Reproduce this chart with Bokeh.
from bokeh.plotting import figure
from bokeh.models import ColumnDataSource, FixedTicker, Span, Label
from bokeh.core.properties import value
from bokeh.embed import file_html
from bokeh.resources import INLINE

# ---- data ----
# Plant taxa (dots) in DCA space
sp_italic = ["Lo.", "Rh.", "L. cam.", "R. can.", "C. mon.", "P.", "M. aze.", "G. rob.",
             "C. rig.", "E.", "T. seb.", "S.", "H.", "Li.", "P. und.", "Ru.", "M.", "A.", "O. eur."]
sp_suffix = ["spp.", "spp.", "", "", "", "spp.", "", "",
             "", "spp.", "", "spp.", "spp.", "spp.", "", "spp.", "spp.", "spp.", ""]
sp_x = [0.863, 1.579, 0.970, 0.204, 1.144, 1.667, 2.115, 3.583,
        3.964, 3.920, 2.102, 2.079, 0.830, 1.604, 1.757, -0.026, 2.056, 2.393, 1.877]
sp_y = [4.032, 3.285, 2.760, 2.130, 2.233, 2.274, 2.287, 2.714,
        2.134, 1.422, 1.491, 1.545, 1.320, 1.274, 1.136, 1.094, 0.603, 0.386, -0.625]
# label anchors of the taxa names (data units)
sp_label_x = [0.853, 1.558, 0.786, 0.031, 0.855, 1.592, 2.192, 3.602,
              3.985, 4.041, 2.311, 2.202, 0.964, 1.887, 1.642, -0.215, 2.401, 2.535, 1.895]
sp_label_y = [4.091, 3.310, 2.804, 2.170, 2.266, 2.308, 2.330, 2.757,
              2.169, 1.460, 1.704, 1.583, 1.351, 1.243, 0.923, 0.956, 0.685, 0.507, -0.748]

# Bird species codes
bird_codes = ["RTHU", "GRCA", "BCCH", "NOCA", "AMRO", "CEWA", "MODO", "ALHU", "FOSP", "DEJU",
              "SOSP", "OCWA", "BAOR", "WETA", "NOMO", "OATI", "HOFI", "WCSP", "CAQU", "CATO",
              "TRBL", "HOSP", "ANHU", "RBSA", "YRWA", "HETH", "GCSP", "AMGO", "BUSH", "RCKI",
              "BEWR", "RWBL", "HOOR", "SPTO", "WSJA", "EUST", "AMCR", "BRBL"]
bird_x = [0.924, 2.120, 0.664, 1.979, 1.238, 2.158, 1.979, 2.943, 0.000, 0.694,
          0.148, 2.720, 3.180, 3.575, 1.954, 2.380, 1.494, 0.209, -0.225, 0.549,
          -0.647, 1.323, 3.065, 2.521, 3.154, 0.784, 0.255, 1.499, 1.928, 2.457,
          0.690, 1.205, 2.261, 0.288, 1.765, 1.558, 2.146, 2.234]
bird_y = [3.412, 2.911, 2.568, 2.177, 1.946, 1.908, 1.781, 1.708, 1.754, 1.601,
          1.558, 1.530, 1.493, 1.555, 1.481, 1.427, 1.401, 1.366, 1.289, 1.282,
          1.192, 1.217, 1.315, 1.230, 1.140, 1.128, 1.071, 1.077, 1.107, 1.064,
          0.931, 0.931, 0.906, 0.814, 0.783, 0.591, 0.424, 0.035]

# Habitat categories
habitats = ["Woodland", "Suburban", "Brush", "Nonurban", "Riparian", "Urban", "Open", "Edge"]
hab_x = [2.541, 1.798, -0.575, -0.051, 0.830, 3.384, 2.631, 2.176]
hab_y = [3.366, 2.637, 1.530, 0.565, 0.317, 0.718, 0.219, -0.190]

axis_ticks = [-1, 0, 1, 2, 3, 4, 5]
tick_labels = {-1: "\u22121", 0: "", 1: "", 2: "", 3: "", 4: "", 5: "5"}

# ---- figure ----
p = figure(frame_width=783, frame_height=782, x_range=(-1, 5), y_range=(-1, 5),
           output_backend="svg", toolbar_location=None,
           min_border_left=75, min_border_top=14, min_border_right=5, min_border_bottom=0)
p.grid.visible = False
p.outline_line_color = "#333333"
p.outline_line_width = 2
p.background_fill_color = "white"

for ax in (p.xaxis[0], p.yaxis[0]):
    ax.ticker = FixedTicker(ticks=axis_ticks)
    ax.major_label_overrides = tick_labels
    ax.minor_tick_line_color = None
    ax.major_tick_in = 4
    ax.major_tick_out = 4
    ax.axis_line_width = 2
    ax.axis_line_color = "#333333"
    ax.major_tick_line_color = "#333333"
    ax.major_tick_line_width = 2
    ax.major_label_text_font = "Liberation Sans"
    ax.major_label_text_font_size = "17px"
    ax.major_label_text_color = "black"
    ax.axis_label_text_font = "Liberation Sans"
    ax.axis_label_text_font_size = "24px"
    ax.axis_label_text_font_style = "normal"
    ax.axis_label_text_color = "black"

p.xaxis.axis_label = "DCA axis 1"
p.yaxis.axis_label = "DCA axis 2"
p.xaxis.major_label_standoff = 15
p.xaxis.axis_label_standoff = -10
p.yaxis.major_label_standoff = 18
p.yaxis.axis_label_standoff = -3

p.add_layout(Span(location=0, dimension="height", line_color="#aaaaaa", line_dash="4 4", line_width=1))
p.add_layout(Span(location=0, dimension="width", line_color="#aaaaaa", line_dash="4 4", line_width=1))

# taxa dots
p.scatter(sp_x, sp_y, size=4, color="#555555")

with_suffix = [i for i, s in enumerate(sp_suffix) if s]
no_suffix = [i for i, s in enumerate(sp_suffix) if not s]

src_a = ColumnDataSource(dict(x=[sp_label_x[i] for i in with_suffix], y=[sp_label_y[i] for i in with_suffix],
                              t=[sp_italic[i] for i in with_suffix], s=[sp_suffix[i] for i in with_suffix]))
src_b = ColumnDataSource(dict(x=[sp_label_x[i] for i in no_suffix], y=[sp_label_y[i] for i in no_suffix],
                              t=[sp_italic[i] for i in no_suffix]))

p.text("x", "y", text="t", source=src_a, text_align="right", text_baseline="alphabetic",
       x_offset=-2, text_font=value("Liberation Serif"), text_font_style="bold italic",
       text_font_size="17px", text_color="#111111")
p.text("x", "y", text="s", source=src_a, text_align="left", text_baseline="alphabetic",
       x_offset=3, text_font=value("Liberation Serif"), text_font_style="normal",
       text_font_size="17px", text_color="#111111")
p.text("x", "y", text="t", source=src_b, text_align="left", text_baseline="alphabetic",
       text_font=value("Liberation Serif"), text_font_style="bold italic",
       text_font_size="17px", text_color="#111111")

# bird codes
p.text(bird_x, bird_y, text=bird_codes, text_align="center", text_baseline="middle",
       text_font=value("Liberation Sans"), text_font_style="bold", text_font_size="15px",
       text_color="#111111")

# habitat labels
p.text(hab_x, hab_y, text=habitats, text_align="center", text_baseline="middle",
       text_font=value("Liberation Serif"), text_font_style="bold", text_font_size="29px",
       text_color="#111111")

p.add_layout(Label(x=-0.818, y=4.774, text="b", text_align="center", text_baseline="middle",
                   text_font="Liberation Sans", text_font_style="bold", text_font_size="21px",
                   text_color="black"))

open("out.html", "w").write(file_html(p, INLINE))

WORK TO DO -
From the first line of the listing above to the line with "from bokeh.resources import INLINE", please transcribe each line exactly, both ends included, and nothing beyond that.

CORRECT RESULT -
Reproduce this chart with Bokeh.
from bokeh.plotting import figure
from bokeh.models import ColumnDataSource, FixedTicker, Span, Label
from bokeh.core.properties import value
from bokeh.embed import file_html
from bokeh.resources import INLINE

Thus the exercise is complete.